PROGRESS MADE TO DATE:
Throughout the school year, the five seniors have met each Monday to gather research on the “Future City of Highlands Ranch” strategic business plan. Community stakeholders have been interviewed to gather more information in regards to incorporating under an energy municipality charter. Stakeholders that were interviewed: Highlands Ranch Metro District (HRMD), Douglas County Commissioner, Highlands Ranch Chamber of Commerce, Highlands Ranch Community Association (HRCA), Gefinor Ventures (venture capital firm) and Shea Homes.
The TRHS research group also collaborated with the Burt Automotive Network senior executive team.
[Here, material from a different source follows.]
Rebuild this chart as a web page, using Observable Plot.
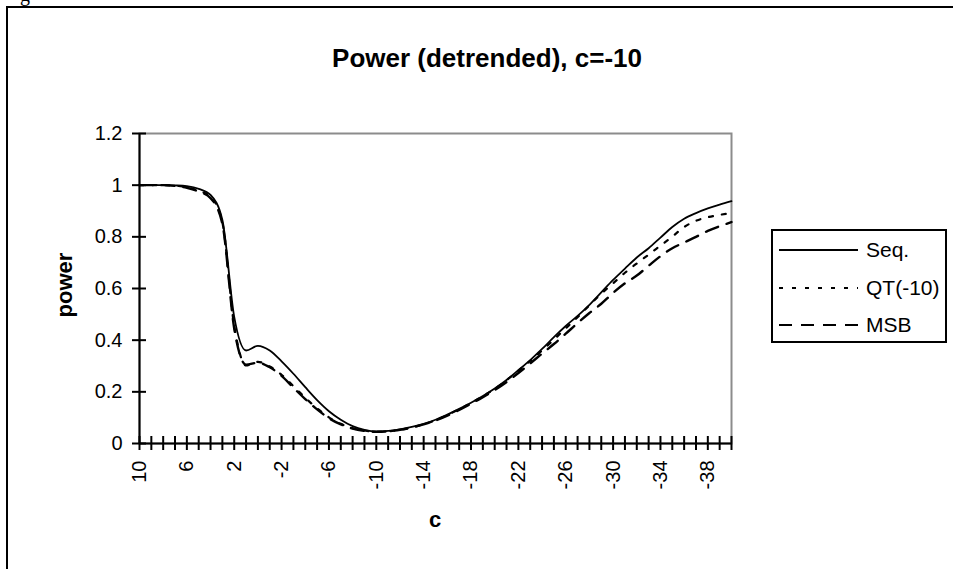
<!DOCTYPE html>
<html>
<head>
<meta charset="utf-8">
<script src="https://cdn.jsdelivr.net/npm/d3@7"></script>
<script src="https://cdn.jsdelivr.net/npm/@observablehq/plot@0.6"></script>
<style>
  html, body { margin: 0; padding: 0; background: #fff; }
  #wrap { position: relative; width: 953px; height: 569px; overflow: hidden; background: #fff;
          font-family: "Liberation Sans", Arial, sans-serif; color: #000; }
  #frame { position: absolute; left: 6px; top: 6px; width: 1200px; height: 1200px;
           border-left: 2px solid #000; border-top: 2px solid #000; }
  #plot { position: absolute; left: 0; top: 0; }
  .abs { position: absolute; white-space: nowrap; }
  #title { left: 487px; top: 45px; transform: translateX(-50%); font-size: 26px; font-weight: bold; line-height: 26px; }
  #ylab { left: 65px; top: 285px; transform: translate(-50%, -50%) rotate(-90deg); font-size: 22px; font-weight: bold; }
  #xlab { left: 435px; top: 520px; transform: translate(-50%, -50%); font-size: 22px; font-weight: bold; }
  #gtop { left: 20px; top: -17px; font-family: "Liberation Serif", serif; font-size: 20px; }
  #legend { position: absolute; left: 771px; top: 229px; width: 176px; height: 114px; box-sizing: border-box;
            border: 2px solid #000; background: #fff; }
</style>
</head>
<body>
<div id="wrap">
  <div id="frame"></div>
  <div id="plot"></div>
  <div class="abs" id="gtop">g</div>
  <div class="abs" id="title">Power (detrended), c=-10</div>
  <div class="abs" id="ylab">power</div>
  <div class="abs" id="xlab">c</div>
  <div id="legend"></div>
</div>
<script>
// ---- data ----
const cValues = [10, 9, 8, 7, 6, 5, 4, 3, 2, 1, 0, -1, -2, -3, -4, -5, -6, -7, -8, -9,
  -10, -11, -12, -13, -14, -15, -16, -17, -18, -19, -20, -21, -22, -23, -24, -25, -26, -27, -28, -29,
  -30, -31, -32, -33, -34, -35, -36, -37, -38, -39, -40];

const seqPower = [1.000, 1.000, 1.000, 0.999, 0.996, 0.986, 0.962, 0.865, 0.490, 0.360,
  0.378, 0.360, 0.318, 0.270, 0.218, 0.168, 0.125, 0.092, 0.067, 0.053,
  0.047, 0.049, 0.055, 0.064, 0.076, 0.092, 0.112, 0.134, 0.158, 0.184,
  0.213, 0.246, 0.284, 0.323, 0.366, 0.412, 0.455, 0.494, 0.537, 0.585,
  0.633, 0.677, 0.720, 0.756, 0.797, 0.838, 0.870, 0.892, 0.910, 0.925, 0.938];

const qtPower = [1.000, 1.000, 1.000, 0.998, 0.992, 0.978, 0.955, 0.855, 0.455, 0.302,
  0.316, 0.298, 0.266, 0.222, 0.177, 0.136, 0.101, 0.076, 0.059, 0.050,
  0.045, 0.047, 0.053, 0.062, 0.074, 0.090, 0.110, 0.133, 0.157, 0.183,
  0.212, 0.245, 0.282, 0.320, 0.360, 0.402, 0.446, 0.489, 0.535, 0.580,
  0.620, 0.661, 0.697, 0.731, 0.766, 0.801, 0.838, 0.862, 0.876, 0.885, 0.892];

const msbPower = [1.000, 1.000, 1.000, 0.997, 0.990, 0.975, 0.950, 0.850, 0.445, 0.305,
  0.313, 0.295, 0.262, 0.216, 0.172, 0.132, 0.098, 0.074, 0.058, 0.049,
  0.045, 0.047, 0.053, 0.062, 0.074, 0.089, 0.108, 0.130, 0.154, 0.179,
  0.207, 0.238, 0.273, 0.310, 0.348, 0.385, 0.425, 0.466, 0.505, 0.541,
  0.583, 0.620, 0.650, 0.688, 0.725, 0.756, 0.778, 0.800, 0.823, 0.841, 0.857];

const xTickLabels = [10, 6, 2, -2, -6, -10, -14, -18, -22, -26, -30, -34, -38];
const yTickValues = [0, 0.2, 0.4, 0.6, 0.8, 1, 1.2];
const seriesNames = ["Seq.", "QT(-10)", "MSB"];

// ---- styles per series ----
const styles = {
  "Seq.":    {dash: null,   width: 1.8},
  "QT(-10)": {dash: "4,9",  width: 2.2},
  "MSB":     {dash: "13,9", width: 2.4}
};

const seriesData = [seqPower, qtPower, msbPower];
const rows = seriesNames.map((name, k) => cValues.map((c, i) => ({series: name, c, v: seriesData[k][i]})));

const lineMarks = seriesNames.map((name, k) =>
  Plot.line(rows[k], {x: "c", y: "v", curve: "monotone-x", stroke: "black",
    strokeWidth: styles[name].width, strokeDasharray: styles[name].dash}));

const chart = Plot.plot({
  width: 953,
  height: 569,
  marginLeft: 139,
  marginRight: 222,
  marginTop: 133,
  marginBottom: 126,
  x: {domain: [10, -40], axis: null, label: null},
  y: {domain: [0, 1.2], axis: null, label: null},
  style: {fontFamily: "'Liberation Sans', Arial, sans-serif", fontSize: "20px", color: "black", background: "transparent", overflow: "visible"},
  marks: [
    Plot.frame({stroke: "#8c8c8c", strokeWidth: 2}),
    ...lineMarks,
    Plot.ruleX([10], {stroke: "black", strokeWidth: 2}),
    Plot.ruleY([0], {stroke: "black", strokeWidth: 2}),
    // y axis ticks (crossing) and labels
    Plot.axisY(yTickValues, {anchor: "left", tickSize: 7, strokeWidth: 2, tickFormat: () => "", label: null}),
    Plot.axisY(yTickValues, {anchor: "left", tickSize: 7, dx: 7, strokeWidth: 2, tickFormat: () => "", label: null}),
    Plot.axisY(yTickValues, {anchor: "left", tickSize: 0, tickPadding: 17, fontSize: 20, tickFormat: d => String(d), label: null}),
    // x axis ticks (crossing) and labels
    Plot.axisX(cValues, {anchor: "bottom", tickSize: 7, strokeWidth: 2, tickFormat: () => "", label: null}),
    Plot.axisX(cValues, {anchor: "bottom", tickSize: 7, dy: -7, strokeWidth: 2, tickFormat: () => "", label: null}),
    Plot.axisX(xTickLabels, {anchor: "bottom", tickSize: 0, tickPadding: 17, tickRotate: -90, fontSize: 20, tickFormat: d => String(d), label: null})
  ]
});
document.getElementById("plot").appendChild(chart);

// ---- legend ----
const ns = "http://www.w3.org/2000/svg";
const leg = document.createElementNS(ns, "svg");
leg.setAttribute("width", 172);
leg.setAttribute("height", 110);
leg.style.position = "absolute";
leg.style.left = "0px";
leg.style.top = "0px";
const rowY = [19, 57, 94];
seriesNames.forEach((name, i) => {
  const ln = document.createElementNS(ns, "line");
  ln.setAttribute("x1", 6); ln.setAttribute("x2", 85);
  ln.setAttribute("y1", rowY[i]); ln.setAttribute("y2", rowY[i]);
  ln.setAttribute("stroke", "black");
  ln.setAttribute("stroke-width", 2);
  if (styles[name].dash) ln.setAttribute("stroke-dasharray", styles[name].dash);
  leg.appendChild(ln);
  const tx = document.createElementNS(ns, "text");
  tx.setAttribute("x", 93); tx.setAttribute("y", rowY[i]);
  tx.setAttribute("dy", "0.35em");
  tx.setAttribute("font-size", 21);
  tx.setAttribute("font-family", "'Liberation Sans', Arial, sans-serif");
  tx.textContent = name;
  leg.appendChild(tx);
});
document.getElementById("legend").appendChild(leg);
</script>
</body>
</html>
Burt Automotive Network made a $5,000 contribution to the TRHS Science Club so that the Future City of Highlands Ranch research project will continue with each graduating senior class. All contributions to the Science Club are administered by TRHS’s Grizzly Bear Backers Club.
RECENT EVENTS:
The TRHS senior research team presented their Future City of Highlands Ranch Vision Statement to the HRCA Public Issues Committee and the HRMD board of directors in February. Both groups offered positive comments and HRMD has asked the senior project research team on what “clean tech” ideas can HRMD implement today.
We are hoping that sometime in the near future, a major automotive manufacturer will join in our efforts by offering concept alternative fuel autos for usage around Highlands Ranch. And we are hopeful that an energy fuel company will install an alternative fuel filling station in the heart of Highlands Ranch. So when the concept alternative fuel vehicles becomes mass produced, Highlands Ranch is poised to be first in line to take advantage of this new technology.